Do not put your faith in what statistics say until you have carefully considered what they do not say. - William W. Watt

Linear correlation coefficient

Variables: For a correlation, our data consist of two numerical variables (continuous or discrete).

Definition: The (linear) correlation coefficient \( \rho \) measures the strength and direction of the association between two numerical variables in a population.

The linear (Pearson) correlation coefficient measures the tendency of two numerical variables to co-vary in a linear way.

The symbol \( r \) denotes a sample estimate of \( \rho \).

Sample correlation coefficient

\[ r = \frac{\sum_{i}(X_{i}-\bar{X})(Y_{i}-\bar{Y})}{\sqrt{\sum_{i}(X_{i}-\bar{X})^2}\sqrt{\sum_{i}(Y_{i}-\bar{Y})^2}} \]

\[ -1 \leq r \leq 1 \]

Sample correlation coefficient

\[ r = \frac{\frac{1}{n-1}\sum_{i}(X_{i}-\bar{X})(Y_{i}-\bar{Y})}{\sqrt{\frac{1}{n-1}\sum_{i}(X_{i}-\bar{X})^2}\sqrt{\frac{1}{n-1}\sum_{i}(Y_{i}-\bar{Y})^2}} \]

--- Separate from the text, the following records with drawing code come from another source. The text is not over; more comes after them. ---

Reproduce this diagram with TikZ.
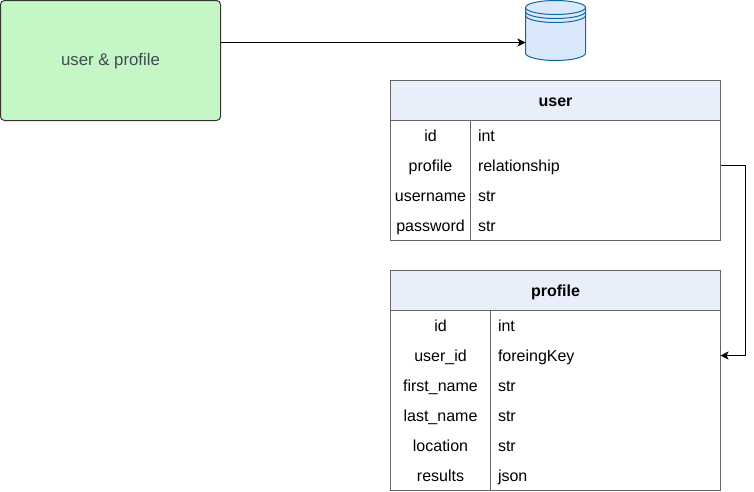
\documentclass[tikz,border=0pt]{standalone}
\usepackage{fontspec}
\setmainfont{Liberation Sans}
\usetikzlibrary{arrows.meta}
\definecolor{boxgreen}{HTML}{C4F7C5}
\definecolor{boxtext}{HTML}{3F4B4F}
\definecolor{headblue}{HTML}{E8EFFB}
\definecolor{dbfill}{HTML}{DAE8FC}
\definecolor{dbline}{HTML}{10699F}
\begin{document}
\begin{tikzpicture}[x=1pt,y=-1pt,line width=1pt,
    every node/.style={outer sep=0pt,inner sep=0pt,text height=14.5pt,text depth=2.5pt,font=\fontsize{16}{18}\selectfont},
    service/.style={draw=black!80,fill=boxgreen,rounded corners=4pt,minimum width=220pt,minimum height=120pt,text=boxtext,text height=13pt,text depth=2.5pt,font=\fontsize{16.8}{19}\selectfont},
    header/.style={draw=black!60,fill=headblue,minimum width=330pt,minimum height=40pt,font=\fontsize{16}{18}\selectfont\bfseries},
    tablebody/.style={draw=black!60,fill=white,minimum width=330pt},
    conn/.style={-{Stealth[length=8pt,width=8pt,inset=2pt]}}]

    \useasboundingbox (0,0) rectangle (754,491);

    \node[service] (service) at (110.5,60.5) {user \& profile};

    % database
    \coordinate (db) at (525.5,42.5);
    \draw[dbline,fill=dbfill] (525.5,7.5) arc[start angle=180,end angle=360,x radius=30,y radius=7]
        -- (585.5,53) arc[start angle=0,end angle=180,x radius=30,y radius=7.5] -- cycle;
    \draw[dbline] (525.5,7.5) arc[start angle=180,end angle=0,x radius=30,y radius=7];
    \draw[dbline] (525.5,11.5) arc[start angle=180,end angle=0,x radius=30,y radius=7];
    \draw[dbline] (525.5,15.5) arc[start angle=180,end angle=0,x radius=30,y radius=7];

    % user table
    \node[header] (user) at (555.5,100.5) {user};
    \node[tablebody,minimum height=120pt] (userbody) at (555.5,180.5) {};
    \draw[black!60] (470.5,120.5) -- (470.5,240.5);
    \foreach \y/\k/\v in {135.5/id/int, 165.5/profile/relationship, 195.5/username/str, 225.5/password/str} {
        \node (user_\k) at (430.5,\y) {\k};
        \node[anchor=west] (usertype_\k) at (478,\y) {\v};
    }
    \coordinate (user_out) at (720.5,165.5);

    % profile table
    \node[header] (profile) at (555.5,290.5) {profile};
    \node[tablebody,minimum height=180pt] (profilebody) at (555.5,400.5) {};
    \draw[black!60] (490.5,310.5) -- (490.5,490.5);
    \foreach \y/\k/\v in {325.5/id/int, 355.5/user\_id/foreingKey, 385.5/first\_name/str, 415.5/last\_name/str, 445.5/location/str, 475.5/results/json} {
        \node at (440.5,\y) {\k};
        \node[anchor=west] at (498,\y) {\v};
    }
    \coordinate (profile_in) at (720.5,355.5);

    \draw[conn] (service.east |- db) -- (db);
    \draw[conn] (user_out) -- ++(25,0) |- (profile_in);
\end{tikzpicture}
\end{document}
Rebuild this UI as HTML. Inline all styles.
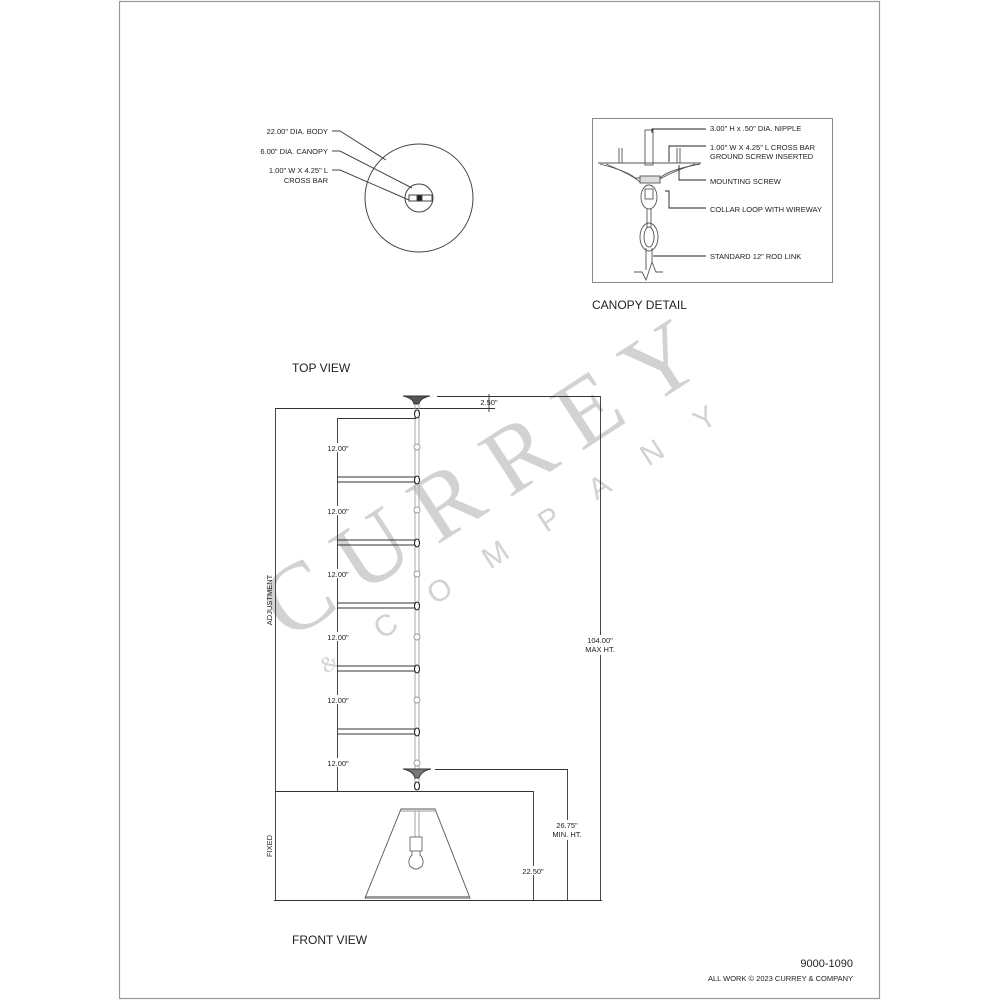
<!DOCTYPE html>
<html><head><meta charset="utf-8"><style>
html,body{margin:0;padding:0;background:#fff;}
svg{display:block;}
text{font-family:"Liberation Sans",sans-serif;fill:#222;}
</style></head><body>
<svg width="1000" height="1000" viewBox="0 0 1000 1000" xmlns="http://www.w3.org/2000/svg">
<rect x="0" y="0" width="1000" height="1000" fill="#fff"/>
<rect x="119.5" y="1.5" width="760" height="997" fill="none" stroke="#999" stroke-width="1.2"/>

<!-- watermark -->
<g>
<text x="0" y="0" transform="translate(288,642) rotate(-33)" style="font-family:'Liberation Serif',serif;font-size:96px;letter-spacing:22px;fill:#d2d2d2">CURREY</text>
<text x="0" y="0" transform="translate(382,640) rotate(-33)" style="font-family:'Liberation Sans',sans-serif;font-size:30px;letter-spacing:42px;fill:#d2d2d2">COMPANY</text>
<text x="0" y="0" transform="translate(326,674) rotate(-33)" style="font-family:'Liberation Serif',serif;font-size:22px;fill:#d2d2d2">&amp;</text>
</g>

<!-- TOP VIEW -->
<g stroke="#444" fill="none" stroke-width="1">
<circle cx="419" cy="198" r="54"/>
<circle cx="419" cy="198" r="14"/>
<rect x="409" y="195" width="23" height="6"/>
<rect x="417" y="195" width="5" height="6" fill="#222"/>
<polyline points="332,131 340,131 386,160"/>
<polyline points="332,151 340,151 412,188"/>
<polyline points="332,170 340,170 409,200"/>
</g>
<g font-size="7.5" text-anchor="end">
<text x="328" y="134">22.00" DIA. BODY</text>
<text x="328" y="154">6.00" DIA. CANOPY</text>
<text x="328" y="173">1.00" W X 4.25" L</text>
<text x="328" y="183">CROSS BAR</text>
</g>
<text x="292" y="372" font-size="12">TOP VIEW</text>

<!-- CANOPY DETAIL -->
<rect x="592.5" y="118.5" width="240" height="164" fill="none" stroke="#888" stroke-width="1"/>
<g stroke="#555" fill="none" stroke-width="0.9">
<rect x="645" y="130" width="8" height="35"/>
<line x1="598" y1="163" x2="701" y2="163"/>
<path d="M600,164 Q630,172 635,178 L660,178 Q668,170 700,164"/>
<path d="M606,164 Q632,175 640,182 L656,182 Q664,175 695,164"/>
<line x1="619" y1="148" x2="619" y2="163"/><line x1="622" y1="148" x2="622" y2="163"/>
<line x1="677" y1="148" x2="677" y2="163"/><line x1="680" y1="148" x2="680" y2="163"/>
<rect x="640" y="176" width="20" height="7" fill="#ddd"/>
<ellipse cx="649" cy="197" rx="8" ry="12"/>
<rect x="645" y="189" width="8" height="10"/>
<line x1="647" y1="209" x2="647" y2="228"/><line x1="651" y1="209" x2="651" y2="228"/>
<ellipse cx="649" cy="237" rx="9" ry="14"/>
<ellipse cx="649" cy="237" rx="5" ry="10"/>
<line x1="646" y1="248" x2="646" y2="270"/><line x1="652" y1="248" x2="652" y2="262"/>
<path d="M634,272 L642,272 L646,280 L652,262 L656,272 L663,272"/>
</g>
<g stroke="#222" fill="none" stroke-width="0.9">
<polyline points="652,133 652,129 706,129"/>
<polyline points="669,162 669,146 706,146"/>
<polyline points="679,165 679,180 706,180"/>
<polyline points="665,191 669,191 669,208 706,208"/>
<polyline points="653,256 706,256"/>
</g>
<g font-size="7.5">
<text x="710" y="131">3.00" H x .50" DIA. NIPPLE</text>
<text x="710" y="150">1.00" W X 4.25" L CROSS BAR</text>
<text x="710" y="159">GROUND SCREW INSERTED</text>
<text x="710" y="184">MOUNTING SCREW</text>
<text x="710" y="212">COLLAR LOOP WITH WIREWAY</text>
<text x="710" y="259">STANDARD 12" ROD LINK</text>
</g>
<text x="592" y="309" font-size="12">CANOPY DETAIL</text>

<!-- FRONT VIEW -->
<g stroke="#333" fill="none" stroke-width="0.9">
<path d="M403,396 L430,396 Q420,398 419,404 L414,404 Q413,398 403,396 Z" fill="#555"/>
<line x1="437" y1="396.5" x2="600" y2="396.5"/>
<line x1="275" y1="408.5" x2="495" y2="408.5"/>
<line x1="489" y1="394" x2="489" y2="412"/>
<line x1="275.5" y1="408" x2="275.5" y2="900"/>
<line x1="600.5" y1="396" x2="600.5" y2="900"/>
<line x1="274" y1="900.5" x2="602" y2="900.5"/>
<line x1="415" y1="404" x2="415" y2="790" stroke="#aaa" stroke-width="1"/>
<line x1="419" y1="404" x2="419" y2="790" stroke="#aaa" stroke-width="1"/>
<line x1="337.5" y1="418" x2="337.5" y2="791"/>
<line x1="337" y1="418.5" x2="416" y2="418.5"/>
<line x1="337" y1="477" x2="416" y2="477"/><line x1="337" y1="482" x2="416" y2="482"/>
<line x1="337" y1="540" x2="416" y2="540"/><line x1="337" y1="545" x2="416" y2="545"/>
<line x1="337" y1="603" x2="416" y2="603"/><line x1="337" y1="608" x2="416" y2="608"/>
<line x1="337" y1="666" x2="416" y2="666"/><line x1="337" y1="671" x2="416" y2="671"/>
<line x1="337" y1="729" x2="416" y2="729"/><line x1="337" y1="734" x2="416" y2="734"/>
<path d="M403,769 L431,769 Q421,771 419,778 L415,778 Q413,771 403,769 Z" fill="#777"/>
<line x1="435" y1="769.5" x2="567" y2="769.5"/>
<line x1="567.5" y1="769" x2="567.5" y2="900"/>
<line x1="275" y1="791.5" x2="533" y2="791.5"/>
<line x1="533.5" y1="791" x2="533.5" y2="900"/>
<path d="M401,809 L435,809 L470,898 L365,898 Z" stroke="#555"/>
<line x1="401" y1="811" x2="435" y2="811" stroke="#999"/>
<line x1="366" y1="897" x2="469" y2="897" stroke="#999" stroke-width="2"/>
<line x1="415" y1="811" x2="415" y2="837" stroke="#999"/>
<line x1="419" y1="811" x2="419" y2="837" stroke="#999"/>
<rect x="410" y="837" width="12" height="14" stroke="#666"/>
<path d="M412,851 L412,855 Q407,860 410,866 Q416,872 422,866 Q425,860 420,855 L420,851" stroke="#666"/>
</g>
<g stroke="#222" fill="#fff" stroke-width="1.1">
<ellipse cx="417" cy="414" rx="2.5" ry="4"/>
<ellipse cx="417" cy="480" rx="2.5" ry="4"/>
<ellipse cx="417" cy="543" rx="2.5" ry="4"/>
<ellipse cx="417" cy="606" rx="2.5" ry="4"/>
<ellipse cx="417" cy="669" rx="2.5" ry="4"/>
<ellipse cx="417" cy="732" rx="2.5" ry="4"/>
<ellipse cx="417" cy="786" rx="2.5" ry="4"/>
</g>
<g stroke="#999" fill="#fff" stroke-width="0.9">
<circle cx="417" cy="447" r="3"/>
<circle cx="417" cy="510" r="3"/>
<circle cx="417" cy="574" r="3"/>
<circle cx="417" cy="637" r="3"/>
<circle cx="417" cy="700" r="3"/>
<circle cx="417" cy="763" r="3"/>
</g>
<g font-size="7.5" text-anchor="middle">
<rect x="322" y="443" width="32" height="9" fill="#fff"/><text x="338" y="451">12.00"</text>
<rect x="322" y="506" width="32" height="9" fill="#fff"/><text x="338" y="514">12.00"</text>
<rect x="322" y="569" width="32" height="9" fill="#fff"/><text x="338" y="577">12.00"</text>
<rect x="322" y="632" width="32" height="9" fill="#fff"/><text x="338" y="640">12.00"</text>
<rect x="322" y="695" width="32" height="9" fill="#fff"/><text x="338" y="703">12.00"</text>
<rect x="322" y="758" width="32" height="9" fill="#fff"/><text x="338" y="766">12.00"</text>
<text x="489" y="405">2.50"</text>
<rect x="582" y="635" width="38" height="20" fill="#fff"/>
<text x="600" y="643">104.00"</text><text x="600" y="652">MAX HT.</text>
<rect x="550" y="820" width="36" height="20" fill="#fff"/>
<text x="567" y="828">26.75"</text><text x="567" y="837">MIN. HT.</text>
<rect x="518" y="866" width="32" height="9" fill="#fff"/>
<text x="533" y="874">22.50"</text>
<text transform="translate(272,600) rotate(-90)" font-size="7.5">ADJUSTMENT</text>
<text transform="translate(272,846) rotate(-90)" font-size="7.5">FIXED</text>
</g>
<text x="292" y="944" font-size="12">FRONT VIEW</text>
<text x="853" y="967" font-size="11" text-anchor="end">9000-1090</text>
<text x="853" y="981" font-size="7.5" text-anchor="end">ALL WORK © 2023 CURREY &amp; COMPANY</text>
</svg>
</body></html>
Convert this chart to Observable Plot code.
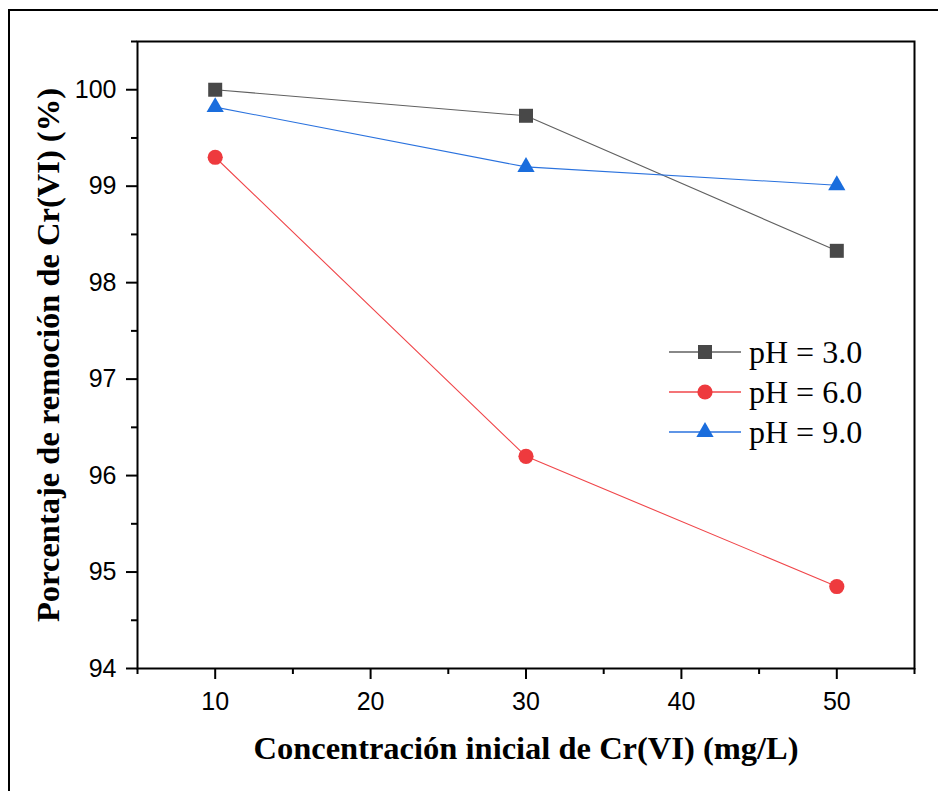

Sample correlation coefficient

\[ r = \frac{\mathrm{Covariance}(X,Y)}{s_{X}s_{Y}} \]

Visual examples

Example - Using R

Practice Problem #1

Example - Using R

In their study of hyena laughter, or “giggling”, Mathevon et al. (2010) asked whether sound spectral properties of hyenas' giggles are associated with age. The accompanying figure and data show the giggle fundamental frequency (in hertz) and the age (in years) of 16 hyenas.

Example - Using R

Read in the data and take a peek

hyenaData <- read.csv("http://whitlockschluter.zoology.ubc.ca/wp-content/data/chapter16/chap16q01Hyena%20GigglesAndAge.csv")
str(hyenaData)

'data.frame':   16 obs. of  2 variables:
 $ Age_years               : int  2 2 2 6 9 10 13 10 14 14 ...
 $ Fundamental_frequency_Hz: int  840 670 580 470 540 660 510 520 500 480 ...

Example - Using R

Plot in a scatter plot

plot(Fundamental_frequency_Hz ~ Age_years, data=hyenaData, cex =1.5, cex.lab=1.5)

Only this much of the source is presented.